• **REQUEST**
Identify the lines holding "Reproduce" and copy them.

• **DATASET ROWS**
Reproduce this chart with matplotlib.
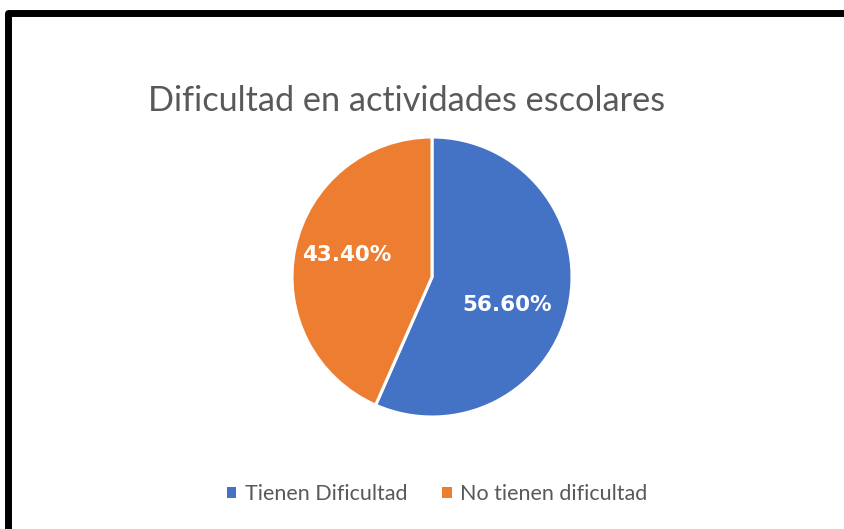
import matplotlib.pyplot as plt
from matplotlib.lines import Line2D
from matplotlib.patches import Patch

labels = ["Tienen Dificultad", "No tienen dificultad"]
values = [56.60, 43.40]
colors = ["#4472C4", "#ED7D31"]

plt.rcParams["font.family"] = ["Lato", "DejaVu Sans"]

W, H = 844, 529
fig = plt.figure(figsize=(W / 100, H / 100), dpi=100)
fig.patch.set_facecolor("white")

# pie axes: centre ~(432, 277) px, radius ~140 px
cx, cy, r = 432, 277, 140
ax = fig.add_axes([(cx - r) / W, (H - cy - r) / H, 2 * r / W, 2 * r / H])
wedges, texts, autotexts = ax.pie(
    values, colors=colors, startangle=90, counterclock=False,
    autopct="%.2f%%", pctdistance=0.6,
    wedgeprops=dict(edgecolor="white", linewidth=2.2),
    textprops=dict(color="white", fontsize=15.5, fontweight="bold",
                   family=["DejaVu Sans"]),
)
# nudge the labels a little the way Excel places them
autotexts[0].set_position((0.54, -0.20))
autotexts[1].set_position((-0.61, 0.16))
ax.set_xlim(-1, 1)
ax.set_ylim(-1, 1)
ax.set_aspect("equal")

fig.text(407 / W, 1 - 101 / H, "Dificultad en actividades escolares",
         ha="center", va="center", fontsize=24.7, color="#595959")

handles = [Patch(facecolor=c, edgecolor="none") for c in colors]
fig.legend(handles, labels, loc="center", bbox_to_anchor=(437 / W, 1 - 494 / H),
           ncol=2, frameon=False, fontsize=15.5, handlelength=0.45, handleheight=0.45,
           handletextpad=0.4, columnspacing=1.6, labelcolor="#595959")

# black frame along the top and left edges
fig.add_artist(Line2D([8 / W, 8 / W, 1.02], [-0.02, 1 - 13 / H, 1 - 13 / H],
                      transform=fig.transFigure, color="black", linewidth=5,
                      solid_joinstyle="round"))

fig.savefig("out.png", dpi=100)
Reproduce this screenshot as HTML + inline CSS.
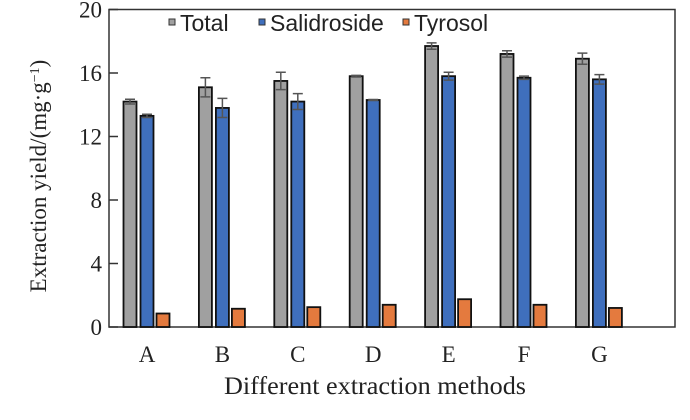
<!DOCTYPE html>
<html><head><meta charset="utf-8"><style>
body{margin:0;background:#fff}
svg text{font-family:"Liberation Serif",serif;fill:#222}
</style></head><body>
<svg width="690" height="415">
</svg>
<script>
const categories=["A","B","C","D","E","F","G"];
const totalVals=[14.2,15.1,15.5,15.8,17.7,17.2,16.9];
const totalErr=[0.15,0.6,0.55,0.05,0.2,0.2,0.35];
const salVals=[13.3,13.8,14.2,14.3,15.8,15.7,15.6];
const salErr=[0.1,0.6,0.5,0.03,0.25,0.1,0.3];
const tyrVals=[0.85,1.15,1.25,1.4,1.75,1.4,1.2];
const tyrErr=[0,0,0,0,0,0,0];
const yTicks=[0,4,8,12,16,20];
const seriesNames=["Total","Salidroside","Tyrosol"];

const NS="http://www.w3.org/2000/svg";
const svg=document.querySelector('svg');
const L=109,R=675,T=9.5,B=327;
const y=v=>B-(v/20)*(B-T);
const xc=i=>147+75.4*i;
function mk(tag,attrs,parent){const e=document.createElementNS(NS,tag);for(const k in attrs)e.setAttribute(k,attrs[k]);(parent||svg).appendChild(e);return e;}

const frame=mk('rect',{x:L,y:T,width:R-L,height:B-T,fill:'none',stroke:'#333','stroke-width':1.5});



yTicks.forEach(t=>{
  const ln=mk('line',{x1:L,x2:L+9,y1:y(t),y2:y(t),stroke:'#333','stroke-width':1.5});
  
  
  const tx=mk('text',{x:L-7,y:y(t)+8,'text-anchor':'end','font-size':23});
  tx.textContent=t;
  
  
});

const series=[[totalVals,totalErr,'#a0a0a0',-17],[salVals,salErr,'#3f6fbd',0],[tyrVals,tyrErr,'#e47a3e',16]];
series.forEach((s,si)=>{
  categories.forEach((c,i)=>{
    const cx=xc(i)+s[3], w=13;
    const r=mk('rect',{x:cx-w/2,y:y(s[0][i]),width:w,height:B-y(s[0][i]),fill:s[2],stroke:'#111','stroke-width':1.8});
    
    
    const e=s[1][i];
    if(e>0){
      const g=mk('path',{d:`M${cx},${y(s[0][i]+e)}V${y(s[0][i]-e)}M${cx-5},${y(s[0][i]+e)}h10M${cx-5},${y(s[0][i]-e)}h10`,stroke:'#555','stroke-width':1.5,fill:'none'});
      
      
    }
  });
});

categories.forEach((c,i)=>{
  const tx=mk('text',{x:xc(i),y:362,'text-anchor':'middle','font-size':23});
  tx.textContent=c;
  
  
});

const legX=[180,270,414],legC=['#a0a0a0','#3f6fbd','#e47a3e'];
seriesNames.forEach((n,i)=>{
  const m=mk('rect',{x:legX[i]-11,y:19,width:6,height:6,fill:legC[i],stroke:'#333','stroke-width':1});
  
  
  const t=mk('text',{x:legX[i],y:31,'font-size':23});
  t.setAttribute('style','font-family:"Liberation Sans",sans-serif');
  t.textContent=n;
  
  
});

const xt=mk('text',{x:224,y:394,'font-size':25,textLength:302,lengthAdjust:'spacingAndGlyphs'});
xt.textContent='Different extraction methods';



const yt=mk('text',{x:0,y:0,'text-anchor':'middle','font-size':23,transform:'translate(46,176) rotate(-90)'});
yt.innerHTML='Extraction yield/(mg·g<tspan baseline-shift="super" font-size="14">−1</tspan>)';


</script>
</body></html>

• **EXPECTED OUTPUT**
Reproduce this chart with matplotlib.
Reproduce this screenshot as HTML + inline CSS.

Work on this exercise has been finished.